## EXERCISE GOAL
Return only the lines from the top of the material through the line marked by "showlegend=False, cliponaxis=False))", unaltered.

··········

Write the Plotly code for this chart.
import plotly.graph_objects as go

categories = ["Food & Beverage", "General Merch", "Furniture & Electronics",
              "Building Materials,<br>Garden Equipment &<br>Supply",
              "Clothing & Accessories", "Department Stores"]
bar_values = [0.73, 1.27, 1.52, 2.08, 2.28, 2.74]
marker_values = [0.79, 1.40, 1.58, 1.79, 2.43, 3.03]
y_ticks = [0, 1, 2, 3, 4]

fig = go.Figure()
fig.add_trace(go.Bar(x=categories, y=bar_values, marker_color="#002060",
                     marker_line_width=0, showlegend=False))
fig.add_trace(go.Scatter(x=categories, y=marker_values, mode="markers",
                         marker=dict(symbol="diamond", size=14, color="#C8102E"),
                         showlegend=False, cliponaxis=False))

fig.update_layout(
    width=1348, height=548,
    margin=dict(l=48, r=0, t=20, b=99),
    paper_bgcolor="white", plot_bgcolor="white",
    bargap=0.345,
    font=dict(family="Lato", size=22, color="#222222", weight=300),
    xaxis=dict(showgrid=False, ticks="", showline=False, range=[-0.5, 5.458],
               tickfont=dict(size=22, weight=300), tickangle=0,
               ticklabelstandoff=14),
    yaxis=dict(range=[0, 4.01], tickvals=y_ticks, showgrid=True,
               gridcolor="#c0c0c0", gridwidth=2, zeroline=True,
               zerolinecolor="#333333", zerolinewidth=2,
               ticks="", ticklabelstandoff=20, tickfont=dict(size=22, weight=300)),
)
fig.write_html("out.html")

··········

## EXERCISE RESPONSE
Write the Plotly code for this chart.
import plotly.graph_objects as go

categories = ["Food & Beverage", "General Merch", "Furniture & Electronics",
              "Building Materials,<br>Garden Equipment &<br>Supply",
              "Clothing & Accessories", "Department Stores"]
bar_values = [0.73, 1.27, 1.52, 2.08, 2.28, 2.74]
marker_values = [0.79, 1.40, 1.58, 1.79, 2.43, 3.03]
y_ticks = [0, 1, 2, 3, 4]

fig = go.Figure()
fig.add_trace(go.Bar(x=categories, y=bar_values, marker_color="#002060",
                     marker_line_width=0, showlegend=False))
fig.add_trace(go.Scatter(x=categories, y=marker_values, mode="markers",
                         marker=dict(symbol="diamond", size=14, color="#C8102E"),
                         showlegend=False, cliponaxis=False))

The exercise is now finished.